▶ **Provided data**
■ ■ ■
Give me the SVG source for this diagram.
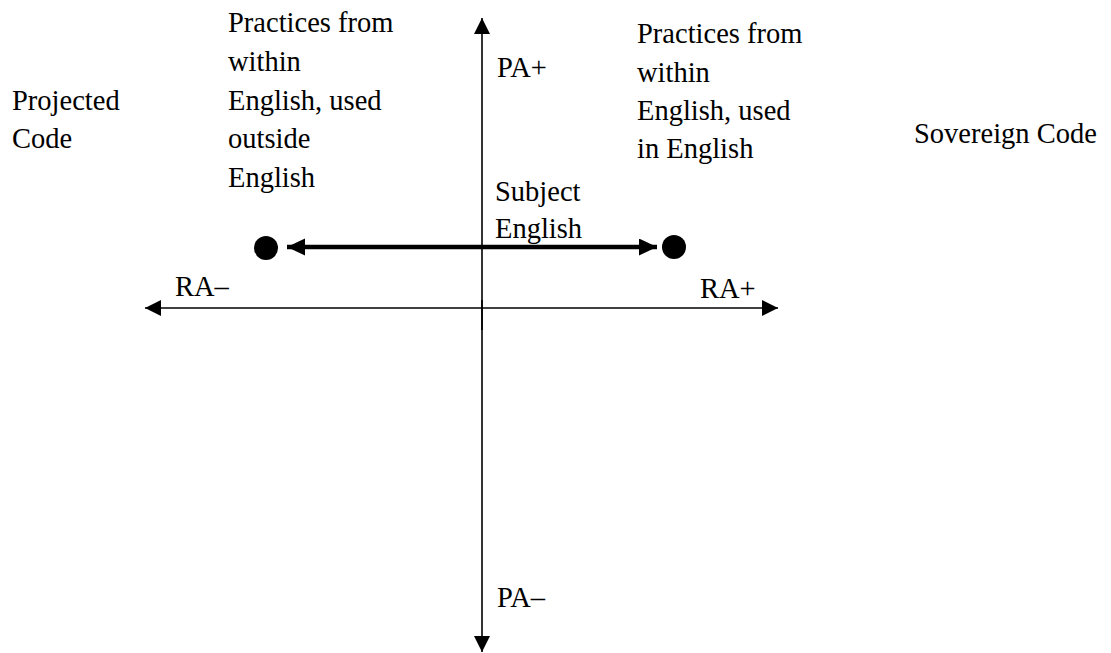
<svg xmlns="http://www.w3.org/2000/svg" width="1111" height="653" viewBox="0 0 1111 653">
<style>
.ax{stroke:#000;stroke-width:1.6;fill:none}
.thick{stroke:#000;stroke-width:4.5;fill:none}
</style>
<defs>
<marker id="ah" markerUnits="userSpaceOnUse" markerWidth="18" markerHeight="16" refX="16" refY="8" orient="auto"><path d="M0,0 L16,8 L0,16 Z" fill="#000"/></marker>
<marker id="ahb" markerUnits="userSpaceOnUse" markerWidth="20" markerHeight="18" refX="18" refY="8.5" orient="auto"><path d="M0,0 L18,8.5 L0,17 Z" fill="#000"/></marker>
</defs>
<rect width="1111" height="653" fill="#fff"/>
<g id="connectors">
<line class="ax" x1="482" y1="330" x2="482" y2="18" marker-end="url(#ah)"/>
<line class="ax" x1="482" y1="300" x2="482" y2="652" marker-end="url(#ah)"/>
<line class="ax" x1="482" y1="308" x2="145" y2="308" marker-end="url(#ah)"/>
<line class="ax" x1="482" y1="308" x2="778" y2="308" marker-end="url(#ah)"/>
<line class="thick" x1="470" y1="247" x2="287" y2="247" marker-end="url(#ahb)"/>
<line class="thick" x1="470" y1="247" x2="657" y2="247" marker-end="url(#ahb)"/>
</g>
<g id="dot-left"><circle cx="266" cy="248" r="12" fill="#000"/></g>
<g id="dot-right"><circle cx="674" cy="247" r="12" fill="#000"/></g>
<g font-family="'Liberation Serif', 'Times New Roman', serif" font-size="28.5" fill="#000">
<g id="projected-code"><text x="12" y="110">Projected</text><text x="12" y="148">Code</text></g>
<g id="practices-outside"><text x="228" y="32">Practices from</text><text x="228" y="71">within</text><text x="228" y="110">English, used</text><text x="228" y="148">outside</text><text x="228" y="187">English</text></g>
<g id="practices-inside"><text x="637" y="43">Practices from</text><text x="637" y="82">within</text><text x="637" y="120">English, used</text><text x="637" y="158">in English</text></g>
<g id="sovereign-code"><text x="914" y="143">Sovereign Code</text></g>
<g id="subject-english"><text x="495" y="201">Subject</text><text x="495" y="238">English</text></g>
<g id="labels"><text x="497" y="77">PA+</text><text x="497" y="607">PA–</text><text x="175" y="296">RA–</text><text x="700" y="298">RA+</text></g>
</g>
</svg>
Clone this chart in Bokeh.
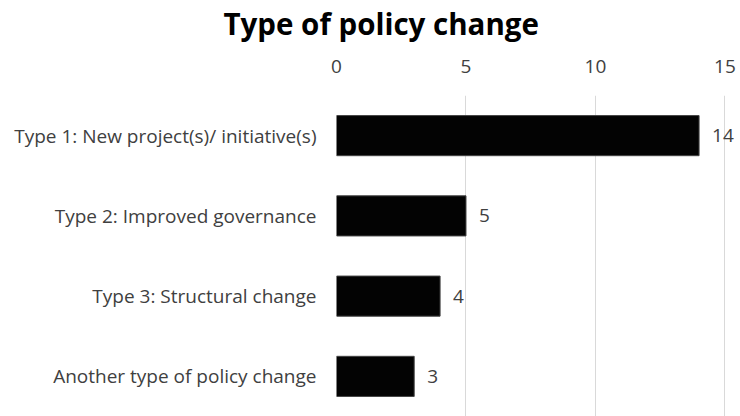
■ ■ ■
▶ **Given task**
Strip out the images, then output the records above word for word.

▶ **Answer for this exercise**
Give me the SVG source for this diagram.
<svg xmlns="http://www.w3.org/2000/svg" width="1111" height="653" viewBox="0 0 1111 653">
<style>
.ax{stroke:#000;stroke-width:1.6;fill:none}
.thick{stroke:#000;stroke-width:4.5;fill:none}
</style>
<defs>
<marker id="ah" markerUnits="userSpaceOnUse" markerWidth="18" markerHeight="16" refX="16" refY="8" orient="auto"><path d="M0,0 L16,8 L0,16 Z" fill="#000"/></marker>
<marker id="ahb" markerUnits="userSpaceOnUse" markerWidth="20" markerHeight="18" refX="18" refY="8.5" orient="auto"><path d="M0,0 L18,8.5 L0,17 Z" fill="#000"/></marker>
</defs>
<rect width="1111" height="653" fill="#fff"/>
<g id="connectors">
<line class="ax" x1="482" y1="330" x2="482" y2="18" marker-end="url(#ah)"/>
<line class="ax" x1="482" y1="300" x2="482" y2="652" marker-end="url(#ah)"/>
<line class="ax" x1="482" y1="308" x2="145" y2="308" marker-end="url(#ah)"/>
<line class="ax" x1="482" y1="308" x2="778" y2="308" marker-end="url(#ah)"/>
<line class="thick" x1="470" y1="247" x2="287" y2="247" marker-end="url(#ahb)"/>
<line class="thick" x1="470" y1="247" x2="657" y2="247" marker-end="url(#ahb)"/>
</g>
<g id="dot-left"><circle cx="266" cy="248" r="12" fill="#000"/></g>
<g id="dot-right"><circle cx="674" cy="247" r="12" fill="#000"/></g>
<g font-family="'Liberation Serif', 'Times New Roman', serif" font-size="28.5" fill="#000">
<g id="projected-code"><text x="12" y="110">Projected</text><text x="12" y="148">Code</text></g>
<g id="practices-outside"><text x="228" y="32">Practices from</text><text x="228" y="71">within</text><text x="228" y="110">English, used</text><text x="228" y="148">outside</text><text x="228" y="187">English</text></g>
<g id="practices-inside"><text x="637" y="43">Practices from</text><text x="637" y="82">within</text><text x="637" y="120">English, used</text><text x="637" y="158">in English</text></g>
<g id="sovereign-code"><text x="914" y="143">Sovereign Code</text></g>
<g id="subject-english"><text x="495" y="201">Subject</text><text x="495" y="238">English</text></g>
<g id="labels"><text x="497" y="77">PA+</text><text x="497" y="607">PA–</text><text x="175" y="296">RA–</text><text x="700" y="298">RA+</text></g>
</g>
</svg>
Clone this chart in Bokeh.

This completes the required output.